Both PostgreSQL and TimescaleDB tables start at similar sizes (around 209 MB) with our test dataset:

-- Check regular PostgreSQL table size
SELECT pg_total_relation_size('sensor_data_postgres')/1024/1024 as size_mb;
-- PostgreSQL size: 209 MB

-- Check hypertable size before compression
SELECT hypertable_size('sensor_data_timescale')/1024/1024 as size_mb;
-- TimescaleDB size before compression: 208 MB

-- Enable compression on table
ALTER TABLE sensor_data_timescale SET (
    timescaledb.compress,
    timescaledb.compress_segmentby = 'sensor_id',
    timescaledb.compress_orderby = 'time'
);

-- Create compression policy (compress chunks older than 7 days)
SELECT add_compression_policy('sensor_data_timescale', INTERVAL '7 days');

-- Check hypertable size after compression
SELECT hypertable_size('sensor_data_timescale')/1024/1024 as size_mb;
-- TimescaleDB size after compression: 35 MB (83% reduction)

Insights:

Learn more about compression settings

Final thoughts

Our performance tests demonstrated TimescaleDB's advantages for time-series data management. While traditional PostgreSQL performs better for simple queries, TimescaleDB is a good choice for complex time-based operations with performance improvement for aggregation queries.
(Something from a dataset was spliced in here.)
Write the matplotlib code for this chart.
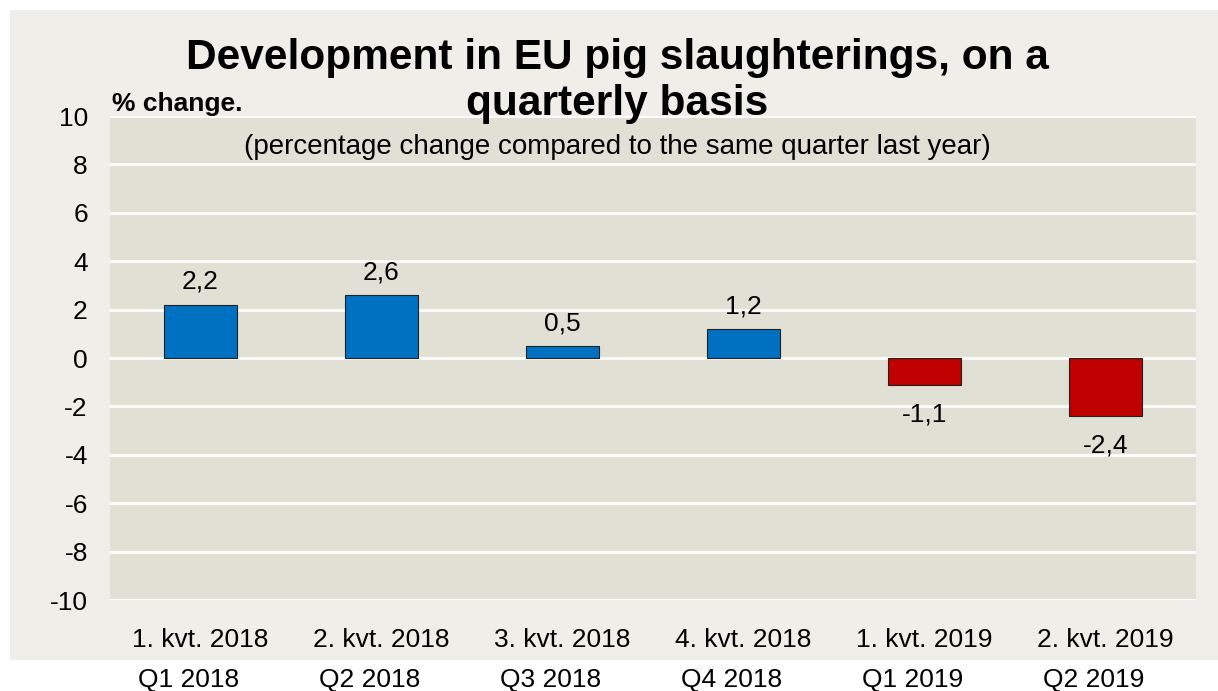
import matplotlib.pyplot as plt
from matplotlib.patches import Rectangle

quarters_dk = ["1. kvt. 2018", "2. kvt. 2018", "3. kvt. 2018", "4. kvt. 2018", "1. kvt. 2019", "2. kvt. 2019"]
quarters_en = ["Q1 2018", "Q2 2018", "Q3 2018", "Q4 2018", "Q1 2019", "Q2 2019"]
change = [2.2, 2.6, 0.5, 1.2, -1.1, -2.4]

plt.rcParams['font.family'] = ['Liberation Sans', 'DejaVu Sans']

W, H = 1218, 691
fig = plt.figure(figsize=(W / 100, H / 100), dpi=100)
fig.patch.set_facecolor("white")

# beige chart panel
fig.patches.append(Rectangle((10 / W, 1 - 660 / H), (W - 10) / W, 650 / H,
                             transform=fig.transFigure, facecolor="#efeee8",
                             edgecolor="none", zorder=-10))

ax = fig.add_axes([110 / W, 1 - 600 / H, 1086 / W, 484 / H])
ax.set_facecolor("#e0e0d5")

fs = 19
x = list(range(len(change)))
colors = ["#0070c0" if v >= 0 else "#c00000" for v in change]
ax.bar(x, change, width=0.4, color=colors, edgecolor="#222222", linewidth=0.8, zorder=3)

for xi, v in zip(x, change):
    label = f"{v:.1f}".replace(".", ",")
    if v >= 0:
        ax.text(xi, v + 0.45, label, ha="center", va="bottom", fontsize=fs)
    else:
        ax.text(xi, v - 0.72, label, ha="center", va="top", fontsize=fs)

ax.set_xlim(-0.5, len(change) - 0.5)
ax.set_ylim(-10, 10)
ax.set_yticks(range(-10, 11, 2))
ax.set_yticklabels([str(t) for t in range(-10, 11, 2)], fontsize=fs)
ax.set_xticks(x)
ax.set_xticklabels(quarters_dk, fontsize=fs)
ax.tick_params(length=0, axis="both")
ax.tick_params(axis="x", pad=20)
ax.tick_params(axis="y", pad=16)
ax.grid(axis="y", color="white", linewidth=2, zorder=1)
ax.set_axisbelow(True)
for s in ax.spines.values():
    s.set_visible(False)

# English quarter names, sitting a little left of the Danish ones
for xi, lab in zip(x, quarters_en):
    ax.text(xi - 0.068, -13.3, lab, ha="center", va="center", fontsize=fs)

fig.text(617 / W, 1 - 58 / H, "Development in EU pig slaughterings, on a",
         ha="center", va="center", fontsize=30.5, fontweight="bold")
fig.text(617 / W, 1 - 104 / H, "quarterly basis",
         ha="center", va="center", fontsize=30.5, fontweight="bold")
fig.text(112 / W, 1 - 104 / H, "% change.", ha="left", va="center", fontsize=19, fontweight="bold")
fig.text(617 / W, 1 - 147 / H, "(percentage change compared to the same quarter last year)",
         ha="center", va="center", fontsize=20)

fig.savefig("out.png", dpi=100)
In our real-world e-commerce project, we successfully implemented TimescaleDB to track product page views, click-through rates, and search position rankings. This gave us the perfect solution for our expanding dataset—every day, we collected thousands of new timestamped records while keeping historical data intact. Using continuous aggregation, we were able to efficiently analyze how premium placements affected visibility and clicks across a 2-3 year period, providing merchants with evidence that higher positions actually increased engagement.

The storage benefits were significant, too. TimescaleDB's compression reduced our storage needs by about 30-40%. This led to real cost savings in our cloud bills. Our analytics platform became more responsive, and our budget healthier. These benefits matter even more when the situation involves large amounts of time-series data.

TimescaleDB is worth considering for work with growing time-series data that requires complex analysis. It offers powerful tools and accommodates SQL.